If the marks being compared are both in a foreign language, and application of the doctrine shows that these marks have the same or a very similar meaning, the following factors should also be assessed:  (1) whether the English meaning of the marks is weak or highly suggestive with respect to the goods and/or services, and (2) whether the marks being compared are similar in sound and/or appearance in addition to having the same or similar meaning.  If the marks are not weak or highly suggestive and are similar in meaning and sound, such marks have been found confusingly similar.  See Miguel Torres S.A., 49 USPQ2d at 2018 (applying the doctrine and holding the Italian language mark DUE TORRI for wines, which means “two towers” likely to be confused with the Spanish language mark TORRES for wines and brandy and TRES TORRES for brandy, which mean “tower” and “three towers,” respectively, because the marks were similar in sound and connotation); In re Lar Mor, 221 USPQ at 180 (applying the doctrine to the French marks BIEN JOLIE, which means “quite pretty,” and TRES JOLIE, which means “very pretty,” but holding no likelihood of confusion between the marks, even though the goods were related clothing products because of the highly laudatory or suggestive nature of the marks’ English translations and because of the marks’ differences in sound and appearance). 

In addition, when comparing only foreign marks, even if it is determined that the doctrine does not apply, the marks may still be found confusingly similar for other reasons, such as similarity in sound and/or appearance.  See Palm Bay, 396 F.3d at 1369, 73 USPQ2d at 1689 (finding the doctrine inapplicable to applicant’s French mark VEUVE ROYALE and opposer’s French marks VEUVE CLICQUOT PONSARDIN and VEUVE CLICQUOT, but upholding the Board’s likelihood of confusion determination for such marks for other reasons).

V. CONCLUSION

In determining whether to apply the doctrine, the examining attorney should consider the following factors:  (1) whether the English translation is unambiguously literal and direct; (2) whether the foreign language is a common, modern language and not obscure; and (3) whether the mark has an alternate meaning, or marketplace circumstances or the commercial setting in which the mark is used make translation of the mark more or less likely.  This determination, however, hinges on the translation evidence.  If the foreign word or term has a direct English language equivalent, then the doctrine is generally applied. 

Application of the doctrine, though, is only one factor in a likelihood of confusion determination.  If the doctrine is applicable, the relevant du Pont factors must also be applied in all cases; that is, the marks are compared to determine whether they are confusingly similar and the goods and/or services are compared to determine whether they are sufficiently similar or related.  SeeTMEP §§1207 et seq. for more information regarding refusals under Section 2(d).


1. Although this examination guide is specifically directed to application of the doctrine in the context of likelihood of confusion under Section 2(d), usually the same general formulation of the doctrine applies in other contexts, such as Section 2(e) refusals.  See Palm Bay Imps., Inc. v.
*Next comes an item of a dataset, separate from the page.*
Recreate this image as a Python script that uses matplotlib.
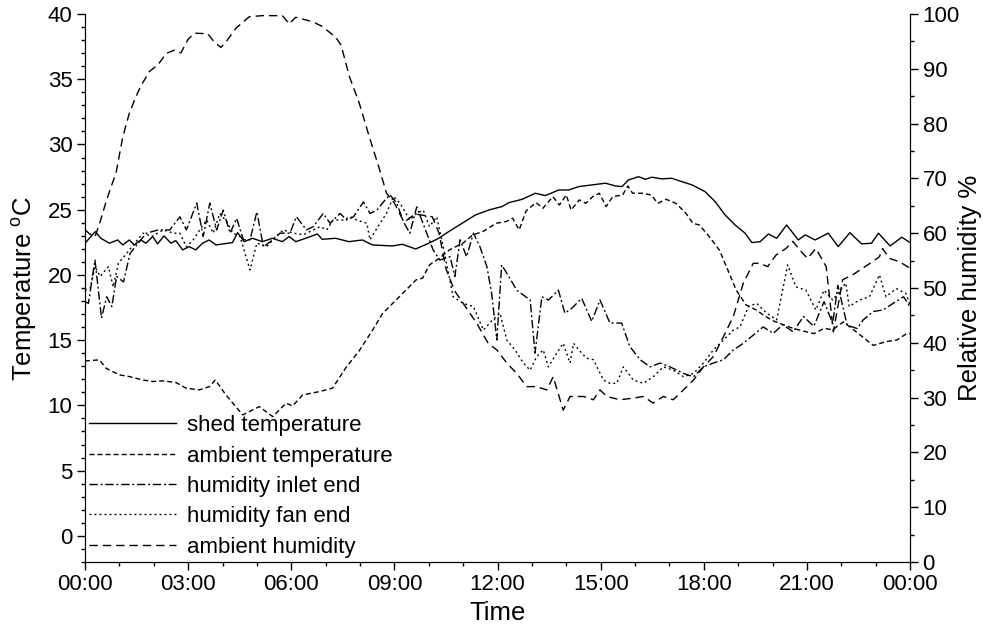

Veuve Clicquot Ponsardin Maison Fondee En 1772, 396 F.3d 1369, 1377, 73 USPQ2d 1689, 1696 (Fed. Cir. 2005).

2. To provide evidence of the meaning of non-English wording in a mark, the examining attorney may conduct research using online resources such as X-Search (viewing similar marks), online foreign language dictionaries, Google®, and free online translation tools; or consult the TM Library and/or the Office’s Translations Branch, as appropriate.  If an applicant disputes a translation obtained through online resources, and in any case likely to be appealed, the examining attorney should supplement the record with evidence from the TM Librarian and/or the Office’s Translations Branch.  In all cases, the examining attorney must require the applicant to provide an accurate translation of non-English wording in the mark if no translation was provided in the application.  See 37 C.F.R. §§2.32(a), 2.61(b); TMEP §809.